**Task description**: Write out the listing below without alteration, omitting its pictures.

**Stored data**:

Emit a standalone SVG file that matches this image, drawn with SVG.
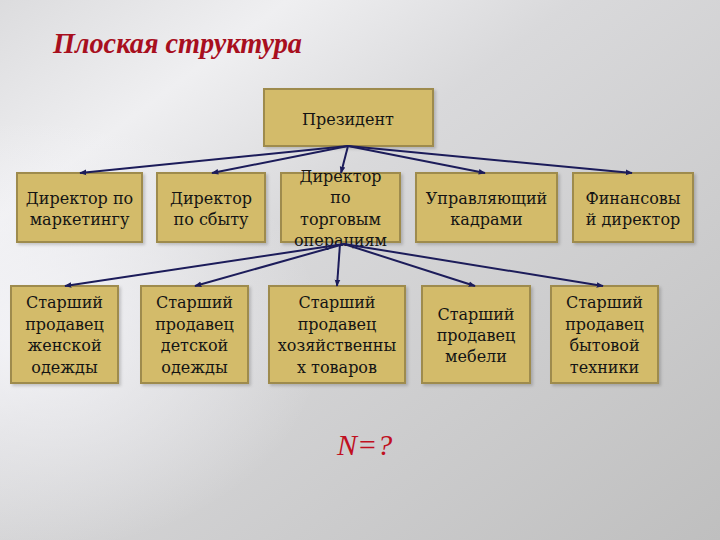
<svg xmlns="http://www.w3.org/2000/svg" width="720" height="540" viewBox="0 0 720 540">
<defs>
<linearGradient id="bg" x1="0" y1="0" x2="1" y2="1">
<stop offset="0" stop-color="#dcdcde"/>
<stop offset="0.2" stop-color="#efeff1"/>
<stop offset="0.4" stop-color="#d9d9db"/>
<stop offset="1" stop-color="#bfbfbf"/>
</linearGradient>
<radialGradient id="glow" cx="0.05" cy="0.62" r="0.4">
<stop offset="0" stop-color="#f6f6fa" stop-opacity="0.85"/>
<stop offset="1" stop-color="#f6f6fa" stop-opacity="0"/>
</radialGradient>
<marker id="arr" viewBox="0 0 10 10" refX="9" refY="5" markerWidth="7" markerHeight="7" markerUnits="userSpaceOnUse" orient="auto">
<path d="M0,1 L10,5 L0,9 Z" fill="#1c1c5a"/>
</marker>
<filter id="sh" x="-10%" y="-10%" width="130%" height="130%">
<feDropShadow dx="2" dy="2" stdDeviation="1.5" flood-color="#000" flood-opacity="0.18"/>
</filter>
</defs>
<style>
.box{fill:#d3bb6a;stroke:#9e8b4e;stroke-width:2;filter:url(#sh)}
.t{font-family:"DejaVu Serif","Liberation Serif",serif;font-size:16px;fill:#141414;text-anchor:middle}
.c{fill:none;stroke:#1c1c5a;stroke-width:2;marker-end:url(#arr)}
</style>
<rect width="720" height="540" fill="url(#bg)"/>
<rect width="720" height="540" fill="url(#glow)"/>

<text x="53" y="53" font-family="Liberation Serif,serif" font-size="30" font-weight="bold" font-style="italic" fill="#a80f1e" textLength="249" lengthAdjust="spacingAndGlyphs">Плоская структура</text>

<g id="president">
<rect class="box" x="264" y="89" width="169" height="57"/>
<text class="t" x="348" y="125">Президент</text>
</g>

<g id="dir-marketing">
<rect class="box" x="17" y="173" width="125" height="69"/>
<text class="t" x="79.5" y="204">Директор по</text>
<text class="t" x="79.5" y="225">маркетингу</text>
</g>
<g id="dir-sales">
<rect class="box" x="157" y="173" width="108" height="69"/>
<text class="t" x="211" y="204">Директор</text>
<text class="t" x="211" y="225">по сбыту</text>
</g>
<g id="dir-trade">
<rect class="box" x="281" y="173" width="119" height="69"/>
<text class="t" x="340.5" y="182">Директор</text>
<text class="t" x="340.5" y="203">по</text>
<text class="t" x="340.5" y="225">торговым</text>
<text class="t" x="340.5" y="246">операциям</text>
</g>
<g id="hr">
<rect class="box" x="416" y="173" width="141" height="69"/>
<text class="t" x="486.5" y="204">Управляющий</text>
<text class="t" x="486.5" y="225">кадрами</text>
</g>
<g id="fin">
<rect class="box" x="573" y="173" width="120" height="69"/>
<text class="t" x="633" y="204">Финансовы</text>
<text class="t" x="633" y="225">й директор</text>
</g>

<g id="women">
<rect class="box" x="11" y="286" width="107" height="97"/>
<text class="t" x="64.5" y="308">Старший</text>
<text class="t" x="64.5" y="330">продавец</text>
<text class="t" x="64.5" y="351">женской</text>
<text class="t" x="64.5" y="373">одежды</text>
</g>
<g id="kids">
<rect class="box" x="141" y="286" width="107" height="97"/>
<text class="t" x="194.5" y="308">Старший</text>
<text class="t" x="194.5" y="330">продавец</text>
<text class="t" x="194.5" y="351">детской</text>
<text class="t" x="194.5" y="373">одежды</text>
</g>
<g id="household">
<rect class="box" x="269" y="286" width="136" height="97"/>
<text class="t" x="337" y="308">Старший</text>
<text class="t" x="337" y="330">продавец</text>
<text class="t" x="337" y="351">хозяйственны</text>
<text class="t" x="337" y="373">х товаров</text>
</g>
<g id="furniture">
<rect class="box" x="422" y="286" width="108" height="97"/>
<text class="t" x="476" y="320">Старший</text>
<text class="t" x="476" y="341">продавец</text>
<text class="t" x="476" y="362">мебели</text>
</g>
<g id="appliances">
<rect class="box" x="551" y="286" width="107" height="97"/>
<text class="t" x="604.5" y="308">Старший</text>
<text class="t" x="604.5" y="330">продавец</text>
<text class="t" x="604.5" y="351">бытовой</text>
<text class="t" x="604.5" y="373">техники</text>
</g>

<g id="connectors">
<line class="c" x1="348" y1="146" x2="80" y2="173"/>
<line class="c" x1="348" y1="146" x2="212" y2="173"/>
<line class="c" x1="348" y1="146" x2="341" y2="173"/>
<line class="c" x1="348" y1="146" x2="485" y2="173"/>
<line class="c" x1="348" y1="146" x2="632" y2="173"/>
<line class="c" x1="344" y1="244" x2="65" y2="286"/>
<line class="c" x1="344" y1="244" x2="195" y2="286"/>
<line class="c" x1="340" y1="244" x2="337" y2="286"/>
<line class="c" x1="344" y1="244" x2="475" y2="286"/>
<line class="c" x1="344" y1="244" x2="603" y2="286"/>
</g>

<text x="337" y="455" font-family="Liberation Serif,serif" font-size="30" font-style="italic" fill="#c0101f">N=?</text>
</svg>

**Output of the exercise**:
Emit a standalone SVG file that matches this image, drawn with SVG.
<svg xmlns="http://www.w3.org/2000/svg" width="720" height="540" viewBox="0 0 720 540">
<defs>
<linearGradient id="bg" x1="0" y1="0" x2="1" y2="1">
<stop offset="0" stop-color="#dcdcde"/>
<stop offset="0.2" stop-color="#efeff1"/>
<stop offset="0.4" stop-color="#d9d9db"/>
<stop offset="1" stop-color="#bfbfbf"/>
</linearGradient>
<radialGradient id="glow" cx="0.05" cy="0.62" r="0.4">
<stop offset="0" stop-color="#f6f6fa" stop-opacity="0.85"/>
<stop offset="1" stop-color="#f6f6fa" stop-opacity="0"/>
</radialGradient>
<marker id="arr" viewBox="0 0 10 10" refX="9" refY="5" markerWidth="7" markerHeight="7" markerUnits="userSpaceOnUse" orient="auto">
<path d="M0,1 L10,5 L0,9 Z" fill="#1c1c5a"/>
</marker>
<filter id="sh" x="-10%" y="-10%" width="130%" height="130%">
<feDropShadow dx="2" dy="2" stdDeviation="1.5" flood-color="#000" flood-opacity="0.18"/>
</filter>
</defs>
<style>
.box{fill:#d3bb6a;stroke:#9e8b4e;stroke-width:2;filter:url(#sh)}
.t{font-family:"DejaVu Serif","Liberation Serif",serif;font-size:16px;fill:#141414;text-anchor:middle}
.c{fill:none;stroke:#1c1c5a;stroke-width:2;marker-end:url(#arr)}
</style>
<rect width="720" height="540" fill="url(#bg)"/>
<rect width="720" height="540" fill="url(#glow)"/>

<text x="53" y="53" font-family="Liberation Serif,serif" font-size="30" font-weight="bold" font-style="italic" fill="#a80f1e" textLength="249" lengthAdjust="spacingAndGlyphs">Плоская структура</text>

<g id="president">
<rect class="box" x="264" y="89" width="169" height="57"/>
<text class="t" x="348" y="125">Президент</text>
</g>

<g id="dir-marketing">
<rect class="box" x="17" y="173" width="125" height="69"/>
<text class="t" x="79.5" y="204">Директор по</text>
<text class="t" x="79.5" y="225">маркетингу</text>
</g>
<g id="dir-sales">
<rect class="box" x="157" y="173" width="108" height="69"/>
<text class="t" x="211" y="204">Директор</text>
<text class="t" x="211" y="225">по сбыту</text>
</g>
<g id="dir-trade">
<rect class="box" x="281" y="173" width="119" height="69"/>
<text class="t" x="340.5" y="182">Директор</text>
<text class="t" x="340.5" y="203">по</text>
<text class="t" x="340.5" y="225">торговым</text>
<text class="t" x="340.5" y="246">операциям</text>
</g>
<g id="hr">
<rect class="box" x="416" y="173" width="141" height="69"/>
<text class="t" x="486.5" y="204">Управляющий</text>
<text class="t" x="486.5" y="225">кадрами</text>
</g>
<g id="fin">
<rect class="box" x="573" y="173" width="120" height="69"/>
<text class="t" x="633" y="204">Финансовы</text>
<text class="t" x="633" y="225">й директор</text>
</g>

<g id="women">
<rect class="box" x="11" y="286" width="107" height="97"/>
<text class="t" x="64.5" y="308">Старший</text>
<text class="t" x="64.5" y="330">продавец</text>
<text class="t" x="64.5" y="351">женской</text>
<text class="t" x="64.5" y="373">одежды</text>
</g>
<g id="kids">
<rect class="box" x="141" y="286" width="107" height="97"/>
<text class="t" x="194.5" y="308">Старший</text>
<text class="t" x="194.5" y="330">продавец</text>
<text class="t" x="194.5" y="351">детской</text>
<text class="t" x="194.5" y="373">одежды</text>
</g>
<g id="household">
<rect class="box" x="269" y="286" width="136" height="97"/>
<text class="t" x="337" y="308">Старший</text>
<text class="t" x="337" y="330">продавец</text>
<text class="t" x="337" y="351">хозяйственны</text>
<text class="t" x="337" y="373">х товаров</text>
</g>
<g id="furniture">
<rect class="box" x="422" y="286" width="108" height="97"/>
<text class="t" x="476" y="320">Старший</text>
<text class="t" x="476" y="341">продавец</text>
<text class="t" x="476" y="362">мебели</text>
</g>
<g id="appliances">
<rect class="box" x="551" y="286" width="107" height="97"/>
<text class="t" x="604.5" y="308">Старший</text>
<text class="t" x="604.5" y="330">продавец</text>
<text class="t" x="604.5" y="351">бытовой</text>
<text class="t" x="604.5" y="373">техники</text>
</g>

<g id="connectors">
<line class="c" x1="348" y1="146" x2="80" y2="173"/>
<line class="c" x1="348" y1="146" x2="212" y2="173"/>
<line class="c" x1="348" y1="146" x2="341" y2="173"/>
<line class="c" x1="348" y1="146" x2="485" y2="173"/>
<line class="c" x1="348" y1="146" x2="632" y2="173"/>
<line class="c" x1="344" y1="244" x2="65" y2="286"/>
<line class="c" x1="344" y1="244" x2="195" y2="286"/>
<line class="c" x1="340" y1="244" x2="337" y2="286"/>
<line class="c" x1="344" y1="244" x2="475" y2="286"/>
<line class="c" x1="344" y1="244" x2="603" y2="286"/>
</g>

<text x="337" y="455" font-family="Liberation Serif,serif" font-size="30" font-style="italic" fill="#c0101f">N=?</text>
</svg>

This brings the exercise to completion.